The kitchen sink provides a good example. Ideally, we should act like the sink doesn’t even exist; keep the cups, pots and plates moving as fast as they can. Once you develop your inertia-detector, the stubborn presence of dirty dishes piled in the sink is quite astounding. To counter it, wash even as you are cooking, and use the great invention of the towel to expedite the dishes’ trip to the cabinet. There’s time and enough to wash dishes, and time to perform many more tasks, as well. There’s time to learn to play the saxophone, too. You know how you can always fit more people around a round table? Time is amazingly elastic that way; the more inertia we overcome, the more we do.

Let’s stop overestimating the time we imagine it will take to do something, reasoning: I have activity a on my list so I can’t do b and c. It’s a poor habit that cripples how much we can do.

A new and better habit is pushing time’s envelope to the max. We can do ever so much more than we think we can do. Soon as we get cracking, inertia will crumble and give way to its counterpart: momentum.

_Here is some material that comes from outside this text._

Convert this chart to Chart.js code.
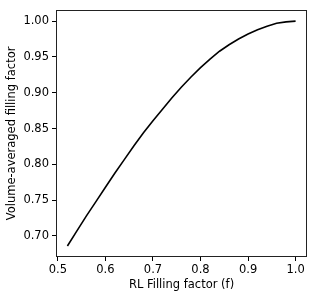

All things imbued by superstition gain untold inertia: unwanted gifts, broken objects, old phone messages, as well as long-standing goals we’re dragging our heels on.

Rather than keep an unwanted thing around your house or on your to-do list for years, dispense with it now instead of creating a zone of deference. In the extreme, the reason can be sentimental—leaving a room exactly as it was when someone died. At worst it is merely superstitious; we’re afraid the sky will fall. All things imbued by superstition gain untold inertia: unwanted gifts, broken objects, old phone messages, as well as long-standing goals we’re dragging our heels on.

I’m proud of myself. While writing this article I installed a new app after months of thinking about it and deleted all my old phone messages. Here I am the apostle of rooting out inertia now, clearing our physical-digital environment and being free to scale the highest mountaintop.

That said I’ll be the first to admit that embedded in the soil of my mother’s garden is a large amber glass pill jar. It’s been there for years—decades. Certainly I am to blame for leaving it there as a kid. No gardener has ever moved the jar taken from my dad’s drug store; my mother has never said anything about the jar, probably left there in 1974. And it’s a lynchpin; somehow I feel that touching that out-of-place dark amber bottle would disturb the essential order of the cosmos. Earth would tremble; the sun and moon would be unmoored from their places, if I touched that bottle. Well, as Billy Wilder had carved on his tombstone: “Nobody’s perfect.”